[Task requirements]: Retype the whole listing, please, keeping every line exact and dropping the pictures.

[Source data]:

/---

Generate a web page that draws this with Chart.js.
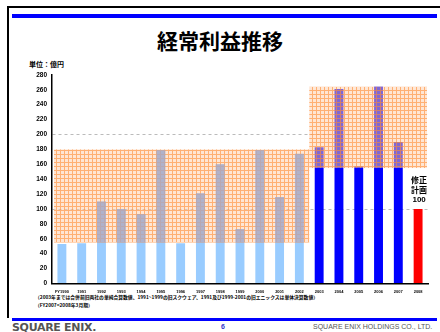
<!DOCTYPE html>
<html>
<head>
<meta charset="utf-8">
<script src="https://cdn.jsdelivr.net/npm/chart.js@4"></script>
<style>
	body { margin: 0; width: 440px; height: 332px; background: #fff; overflow: hidden; position: relative; font-family: "Liberation Sans", "Noto Sans CJK JP", sans-serif; }
	.abs { position: absolute; white-space: nowrap; }
	#topBlack { left: 8px; top: 6px; width: 432px; height: 2px; background: #000; }
	#leftBlack { left: 7px; top: 6px; width: 2px; height: 312px; background: #000; }
	#topBlue { left: 12px; top: 14px; width: 425px; height: 4px; background: #0000ff; }
	#botBlue { left: 12px; top: 318px; width: 425px; height: 3px; background: #0000ff; }
	#title { left: 0; width: 440px; top: 28px; text-align: center; font-size: 21px; font-weight: bold; font-family: "Noto Sans CJK JP", sans-serif; line-height: 24px; }
	#unit { left: 29px; top: 59px; font-size: 7px; font-weight: bold; font-family: "Noto Sans CJK JP", sans-serif; }
	#note { left: 35px; top: 293px; font-size: 4.8px; font-weight: bold; line-height: 8px; font-family: "Noto Sans CJK JP", sans-serif; }
	#logo { left: 12px; top: 321px; font-size: 11px; font-weight: bold; color: #555; letter-spacing: -0.3px; font-family: "DejaVu Sans", sans-serif; }
	#page { left: 221px; top: 323px; font-size: 7px; color: #3333cc; font-weight: bold; }
	#company { left: 313px; top: 323px; font-size: 7px; color: #555; }
	canvas { position: absolute; left: 20px; top: 66px; }
</style>
</head>
<body>
<div class="abs" id="topBlack"></div>
<div class="abs" id="leftBlack"></div>
<div class="abs" id="topBlue"></div>
<div class="abs" id="title">経常利益推移</div>
<div class="abs" id="unit">単位：億円</div>
<div class="abs" id="note">（2003年までは合併前旧両社の単純合算数値、1991~1999の旧スクウェア、1991及び1999-2001の旧エニックスは単体決算数値）<br>（FY2007=2008年3月期）</div>
<div class="abs" id="botBlue"></div>
<div class="abs" id="logo">SQUARE ENIX.</div>
<div class="abs" id="page">6</div>
<div class="abs" id="company">SQUARE ENIX HOLDINGS CO., LTD.</div>
<canvas id="chart" width="412" height="232"></canvas>
<script>
const years = ['FY1990', '1991', '1992', '1993', '1994', '1995', '1996', '1997', '1998', '1999',
	'2000', '2001', '2002', '2003', '2004', '2005', '2006', '2007', '2008'];
const profit = [53, 54, 110, 100, 93, 179, 54, 121, 160, 73, 179, 116, 174, 183, 261, 157, 264, 190, 100];
const barColors = [
	'#99ccff', '#99ccff', '#99ccff', '#99ccff', '#99ccff', '#99ccff', '#99ccff',
	'#99ccff', '#99ccff', '#99ccff', '#99ccff', '#99ccff', '#99ccff',
	'#0000ff', '#0000ff', '#0000ff', '#0000ff', '#0000ff', '#ff0000'
];
// shaded ranges: [first index, last index, low, high]
const bandLeft = [0, 12, 55, 180];
const bandRight = [13, 18, 155, 264];
const yTicksMax = 280;
const planLabel = ['修正', '計画', '100'];

const fontFamily = '"Liberation Sans", "Noto Sans CJK JP", sans-serif';

// orange checkered fill
const tile = document.createElement('canvas');
tile.width = 4; tile.height = 4;
const tctx = tile.getContext('2d');
tctx.fillStyle = 'rgba(255,205,170,0.5)';
tctx.fillRect(0, 0, 4, 4);
tctx.fillStyle = 'rgba(255,140,50,0.6)';
tctx.fillRect(0, 0, 4, 1);
tctx.fillRect(0, 1, 1, 3);

const bandPlugin = {
	id: 'bands',
	afterDatasetsDraw(chart) {
		const { ctx, chartArea, scales: { x, y } } = chart;
		const bars = chart.getDatasetMeta(0).data;
		const pat = ctx.createPattern(tile, 'repeat');
		const edge = (i, side) => {
			if (i + side < 0) return chartArea.left + 2;
			if (i + side >= years.length) return chartArea.right - 1;
			return (x.getPixelForValue(i) + x.getPixelForValue(i + side)) / 2;
		};
		ctx.save();
		[bandLeft, bandRight].forEach((b, k) => {
			const x0 = edge(b[0], -1), x1 = edge(b[1], 1);
			const y0 = y.getPixelForValue(b[3]), y1 = y.getPixelForValue(b[2]);
			ctx.fillStyle = pat;
			ctx.fillRect(x0, y0, x1 - x0, y1 - y0);
			if (k === 0) {
				// light bars look greyish through the hatching
				ctx.fillStyle = 'rgba(165,168,200,0.75)';
				for (let i = b[0]; i <= b[1]; i++) {
					const bar = bars[i];
					if (bar.y >= y1) continue;
					const top = Math.max(bar.y, y0);
					ctx.fillRect(bar.x - bar.width / 2, top, bar.width, y1 - top);
				}
			}
		});
		// plan annotation above last bar
		const bar = bars[years.length - 1];
		ctx.fillStyle = '#000';
		ctx.textAlign = 'center';
		ctx.textBaseline = 'middle';
		ctx.font = 'bold 8px ' + fontFamily;
		planLabel.forEach((t, i) => ctx.fillText(t, bar.x + 1, bar.y - 28 + i * 9.5));
		ctx.restore();
	}
};

new Chart(document.getElementById('chart'), {
	type: 'bar',
	data: {
		labels: years,
		datasets: [{
			data: profit,
			backgroundColor: barColors,
			barPercentage: 0.45,
			categoryPercentage: 1
		}]
	},
	options: {
		responsive: false,
		animation: false,
		layout: { padding: { top: 8, right: 4, left: 0, bottom: 0 } },
		plugins: { legend: { display: false }, tooltip: { enabled: false } },
		scales: {
			x: {
				afterFit: s => { s.height = 14.5; },
				grid: { display: false, drawTicks: false },
				border: { color: '#000', width: 1.5 },
				ticks: { color: '#000', font: { size: 4, weight: 'bold', family: fontFamily }, maxRotation: 0, autoSkip: false, padding: 6 }
			},
			y: {
				min: 0, max: yTicksMax,
				afterFit: s => { s.width = 32; },
				grid: {
					drawTicks: false,
					color: c => (c.tick.value > 0 && c.tick.value % 100 === 0) ? '#bbbbbb' : 'rgba(0,0,0,0)',
					lineWidth: 1
				},
				border: { color: '#000', width: 1.5, dash: [3, 3] },
				ticks: { stepSize: 20, color: '#000', font: { size: 6.5, weight: 'bold', family: fontFamily }, padding: 5 }
			}
		}
	},
	plugins: [bandPlugin]
});
</script>
</body>
</html>
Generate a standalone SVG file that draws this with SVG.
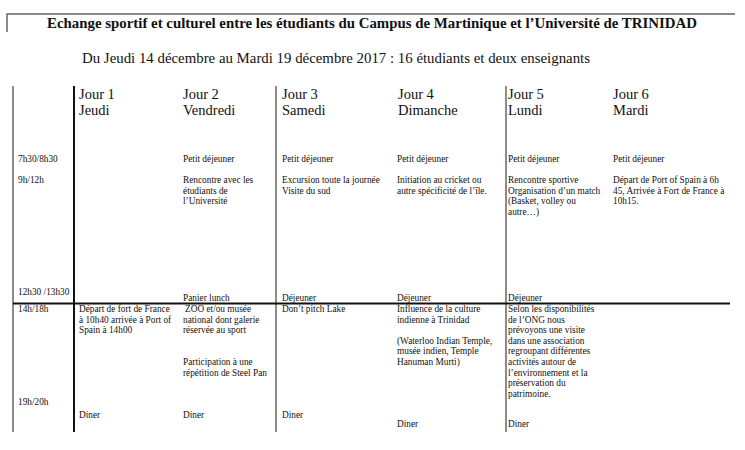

\---

[Answer below]:
Generate a web page that draws this with Chart.js.
<!DOCTYPE html>
<html>
<head>
<meta charset="utf-8">
<script src="https://cdn.jsdelivr.net/npm/chart.js@4"></script>
<style>
	body { margin: 0; width: 440px; height: 332px; background: #fff; overflow: hidden; position: relative; font-family: "Liberation Sans", "Noto Sans CJK JP", sans-serif; }
	.abs { position: absolute; white-space: nowrap; }
	#topBlack { left: 8px; top: 6px; width: 432px; height: 2px; background: #000; }
	#leftBlack { left: 7px; top: 6px; width: 2px; height: 312px; background: #000; }
	#topBlue { left: 12px; top: 14px; width: 425px; height: 4px; background: #0000ff; }
	#botBlue { left: 12px; top: 318px; width: 425px; height: 3px; background: #0000ff; }
	#title { left: 0; width: 440px; top: 28px; text-align: center; font-size: 21px; font-weight: bold; font-family: "Noto Sans CJK JP", sans-serif; line-height: 24px; }
	#unit { left: 29px; top: 59px; font-size: 7px; font-weight: bold; font-family: "Noto Sans CJK JP", sans-serif; }
	#note { left: 35px; top: 293px; font-size: 4.8px; font-weight: bold; line-height: 8px; font-family: "Noto Sans CJK JP", sans-serif; }
	#logo { left: 12px; top: 321px; font-size: 11px; font-weight: bold; color: #555; letter-spacing: -0.3px; font-family: "DejaVu Sans", sans-serif; }
	#page { left: 221px; top: 323px; font-size: 7px; color: #3333cc; font-weight: bold; }
	#company { left: 313px; top: 323px; font-size: 7px; color: #555; }
	canvas { position: absolute; left: 20px; top: 66px; }
</style>
</head>
<body>
<div class="abs" id="topBlack"></div>
<div class="abs" id="leftBlack"></div>
<div class="abs" id="topBlue"></div>
<div class="abs" id="title">経常利益推移</div>
<div class="abs" id="unit">単位：億円</div>
<div class="abs" id="note">（2003年までは合併前旧両社の単純合算数値、1991~1999の旧スクウェア、1991及び1999-2001の旧エニックスは単体決算数値）<br>（FY2007=2008年3月期）</div>
<div class="abs" id="botBlue"></div>
<div class="abs" id="logo">SQUARE ENIX.</div>
<div class="abs" id="page">6</div>
<div class="abs" id="company">SQUARE ENIX HOLDINGS CO., LTD.</div>
<canvas id="chart" width="412" height="232"></canvas>
<script>
const years = ['FY1990', '1991', '1992', '1993', '1994', '1995', '1996', '1997', '1998', '1999',
	'2000', '2001', '2002', '2003', '2004', '2005', '2006', '2007', '2008'];
const profit = [53, 54, 110, 100, 93, 179, 54, 121, 160, 73, 179, 116, 174, 183, 261, 157, 264, 190, 100];
const barColors = [
	'#99ccff', '#99ccff', '#99ccff', '#99ccff', '#99ccff', '#99ccff', '#99ccff',
	'#99ccff', '#99ccff', '#99ccff', '#99ccff', '#99ccff', '#99ccff',
	'#0000ff', '#0000ff', '#0000ff', '#0000ff', '#0000ff', '#ff0000'
];
// shaded ranges: [first index, last index, low, high]
const bandLeft = [0, 12, 55, 180];
const bandRight = [13, 18, 155, 264];
const yTicksMax = 280;
const planLabel = ['修正', '計画', '100'];

const fontFamily = '"Liberation Sans", "Noto Sans CJK JP", sans-serif';

// orange checkered fill
const tile = document.createElement('canvas');
tile.width = 4; tile.height = 4;
const tctx = tile.getContext('2d');
tctx.fillStyle = 'rgba(255,205,170,0.5)';
tctx.fillRect(0, 0, 4, 4);
tctx.fillStyle = 'rgba(255,140,50,0.6)';
tctx.fillRect(0, 0, 4, 1);
tctx.fillRect(0, 1, 1, 3);

const bandPlugin = {
	id: 'bands',
	afterDatasetsDraw(chart) {
		const { ctx, chartArea, scales: { x, y } } = chart;
		const bars = chart.getDatasetMeta(0).data;
		const pat = ctx.createPattern(tile, 'repeat');
		const edge = (i, side) => {
			if (i + side < 0) return chartArea.left + 2;
			if (i + side >= years.length) return chartArea.right - 1;
			return (x.getPixelForValue(i) + x.getPixelForValue(i + side)) / 2;
		};
		ctx.save();
		[bandLeft, bandRight].forEach((b, k) => {
			const x0 = edge(b[0], -1), x1 = edge(b[1], 1);
			const y0 = y.getPixelForValue(b[3]), y1 = y.getPixelForValue(b[2]);
			ctx.fillStyle = pat;
			ctx.fillRect(x0, y0, x1 - x0, y1 - y0);
			if (k === 0) {
				// light bars look greyish through the hatching
				ctx.fillStyle = 'rgba(165,168,200,0.75)';
				for (let i = b[0]; i <= b[1]; i++) {
					const bar = bars[i];
					if (bar.y >= y1) continue;
					const top = Math.max(bar.y, y0);
					ctx.fillRect(bar.x - bar.width / 2, top, bar.width, y1 - top);
				}
			}
		});
		// plan annotation above last bar
		const bar = bars[years.length - 1];
		ctx.fillStyle = '#000';
		ctx.textAlign = 'center';
		ctx.textBaseline = 'middle';
		ctx.font = 'bold 8px ' + fontFamily;
		planLabel.forEach((t, i) => ctx.fillText(t, bar.x + 1, bar.y - 28 + i * 9.5));
		ctx.restore();
	}
};

new Chart(document.getElementById('chart'), {
	type: 'bar',
	data: {
		labels: years,
		datasets: [{
			data: profit,
			backgroundColor: barColors,
			barPercentage: 0.45,
			categoryPercentage: 1
		}]
	},
	options: {
		responsive: false,
		animation: false,
		layout: { padding: { top: 8, right: 4, left: 0, bottom: 0 } },
		plugins: { legend: { display: false }, tooltip: { enabled: false } },
		scales: {
			x: {
				afterFit: s => { s.height = 14.5; },
				grid: { display: false, drawTicks: false },
				border: { color: '#000', width: 1.5 },
				ticks: { color: '#000', font: { size: 4, weight: 'bold', family: fontFamily }, maxRotation: 0, autoSkip: false, padding: 6 }
			},
			y: {
				min: 0, max: yTicksMax,
				afterFit: s => { s.width = 32; },
				grid: {
					drawTicks: false,
					color: c => (c.tick.value > 0 && c.tick.value % 100 === 0) ? '#bbbbbb' : 'rgba(0,0,0,0)',
					lineWidth: 1
				},
				border: { color: '#000', width: 1.5, dash: [3, 3] },
				ticks: { stepSize: 20, color: '#000', font: { size: 6.5, weight: 'bold', family: fontFamily }, padding: 5 }
			}
		}
	},
	plugins: [bandPlugin]
});
</script>
</body>
</html>
Generate a standalone SVG file that draws this with SVG.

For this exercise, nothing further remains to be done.